— Begin —
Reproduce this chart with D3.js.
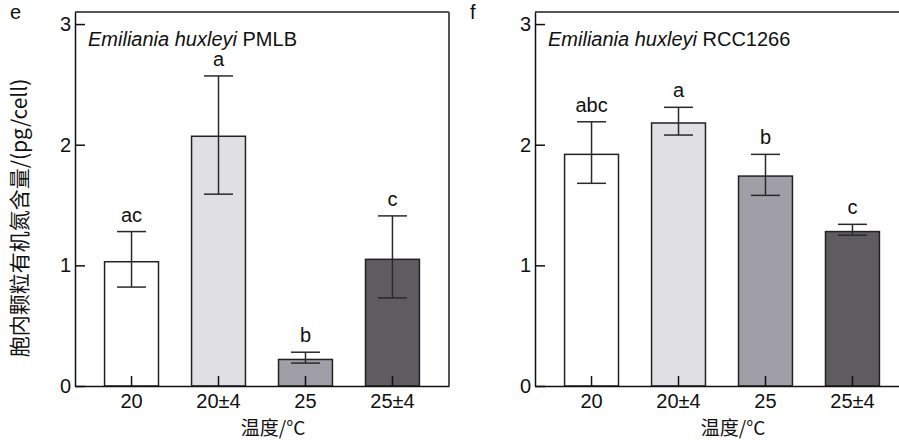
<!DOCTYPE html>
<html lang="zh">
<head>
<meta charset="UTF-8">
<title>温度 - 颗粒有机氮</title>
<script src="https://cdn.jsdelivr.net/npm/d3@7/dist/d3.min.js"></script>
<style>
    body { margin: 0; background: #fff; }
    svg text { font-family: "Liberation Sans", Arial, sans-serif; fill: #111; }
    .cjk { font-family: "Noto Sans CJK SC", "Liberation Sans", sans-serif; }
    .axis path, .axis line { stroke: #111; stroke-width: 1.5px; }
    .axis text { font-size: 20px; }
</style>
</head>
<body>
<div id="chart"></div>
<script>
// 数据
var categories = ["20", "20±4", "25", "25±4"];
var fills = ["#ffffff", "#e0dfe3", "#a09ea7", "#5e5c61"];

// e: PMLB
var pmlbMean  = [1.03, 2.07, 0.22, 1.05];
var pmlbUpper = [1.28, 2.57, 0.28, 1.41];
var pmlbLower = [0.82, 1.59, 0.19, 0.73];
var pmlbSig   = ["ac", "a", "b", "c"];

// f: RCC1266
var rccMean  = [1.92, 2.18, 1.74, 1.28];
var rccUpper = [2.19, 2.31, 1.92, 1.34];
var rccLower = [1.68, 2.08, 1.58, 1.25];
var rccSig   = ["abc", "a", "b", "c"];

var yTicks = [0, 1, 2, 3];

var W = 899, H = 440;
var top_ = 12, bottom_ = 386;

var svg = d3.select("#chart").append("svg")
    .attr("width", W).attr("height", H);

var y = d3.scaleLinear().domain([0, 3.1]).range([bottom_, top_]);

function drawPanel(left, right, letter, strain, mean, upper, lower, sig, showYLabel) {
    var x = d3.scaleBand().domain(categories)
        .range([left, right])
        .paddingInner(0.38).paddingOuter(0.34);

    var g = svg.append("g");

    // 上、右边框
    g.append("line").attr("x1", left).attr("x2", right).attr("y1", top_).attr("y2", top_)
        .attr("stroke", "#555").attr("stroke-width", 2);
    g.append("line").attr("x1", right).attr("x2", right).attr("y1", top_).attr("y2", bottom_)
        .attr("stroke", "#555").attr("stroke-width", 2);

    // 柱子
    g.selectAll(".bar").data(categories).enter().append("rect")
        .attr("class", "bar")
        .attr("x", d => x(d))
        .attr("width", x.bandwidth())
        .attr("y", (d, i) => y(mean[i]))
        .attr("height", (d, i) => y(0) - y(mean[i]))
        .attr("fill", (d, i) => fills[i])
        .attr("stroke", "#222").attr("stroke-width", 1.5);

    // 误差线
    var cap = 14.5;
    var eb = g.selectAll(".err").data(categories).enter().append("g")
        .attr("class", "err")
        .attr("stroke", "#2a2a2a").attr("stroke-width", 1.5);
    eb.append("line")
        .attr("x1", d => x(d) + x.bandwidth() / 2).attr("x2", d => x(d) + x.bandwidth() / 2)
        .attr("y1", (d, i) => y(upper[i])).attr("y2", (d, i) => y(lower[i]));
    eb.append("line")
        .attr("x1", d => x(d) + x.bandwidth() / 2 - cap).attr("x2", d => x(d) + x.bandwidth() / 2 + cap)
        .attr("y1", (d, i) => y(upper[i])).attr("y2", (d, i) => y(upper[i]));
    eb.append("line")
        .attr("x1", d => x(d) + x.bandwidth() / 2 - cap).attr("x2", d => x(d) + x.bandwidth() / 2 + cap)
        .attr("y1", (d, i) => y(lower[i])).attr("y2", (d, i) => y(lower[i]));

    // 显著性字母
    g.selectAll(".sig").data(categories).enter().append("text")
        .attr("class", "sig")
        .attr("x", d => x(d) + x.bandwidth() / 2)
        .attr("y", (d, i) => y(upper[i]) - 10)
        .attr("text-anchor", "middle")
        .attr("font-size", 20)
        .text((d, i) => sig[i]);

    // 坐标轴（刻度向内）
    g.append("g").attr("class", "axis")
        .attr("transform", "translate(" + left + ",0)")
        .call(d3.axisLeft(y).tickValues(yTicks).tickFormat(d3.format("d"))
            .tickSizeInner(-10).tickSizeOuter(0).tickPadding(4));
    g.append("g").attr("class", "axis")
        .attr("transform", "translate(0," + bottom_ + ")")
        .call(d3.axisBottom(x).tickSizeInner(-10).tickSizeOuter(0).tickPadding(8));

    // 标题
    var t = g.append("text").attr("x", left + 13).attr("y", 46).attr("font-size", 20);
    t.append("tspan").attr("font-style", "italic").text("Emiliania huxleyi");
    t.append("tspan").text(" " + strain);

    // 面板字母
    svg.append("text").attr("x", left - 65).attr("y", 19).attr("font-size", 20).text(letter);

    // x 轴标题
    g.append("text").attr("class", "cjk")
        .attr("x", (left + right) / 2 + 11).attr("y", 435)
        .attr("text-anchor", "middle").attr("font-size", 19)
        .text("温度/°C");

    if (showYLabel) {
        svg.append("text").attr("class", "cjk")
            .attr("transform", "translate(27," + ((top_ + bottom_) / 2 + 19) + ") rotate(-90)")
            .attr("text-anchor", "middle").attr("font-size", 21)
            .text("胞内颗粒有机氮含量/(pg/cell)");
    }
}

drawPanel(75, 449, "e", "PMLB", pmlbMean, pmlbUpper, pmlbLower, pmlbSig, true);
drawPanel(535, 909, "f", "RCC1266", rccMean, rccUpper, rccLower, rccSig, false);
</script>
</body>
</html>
— End —
Written request:
Search the lines above for the string "chart" and copy each line that has it.

Solution for this task:
Reproduce this chart with D3.js.
<div id="chart"></div>
var svg = d3.select("#chart").append("svg")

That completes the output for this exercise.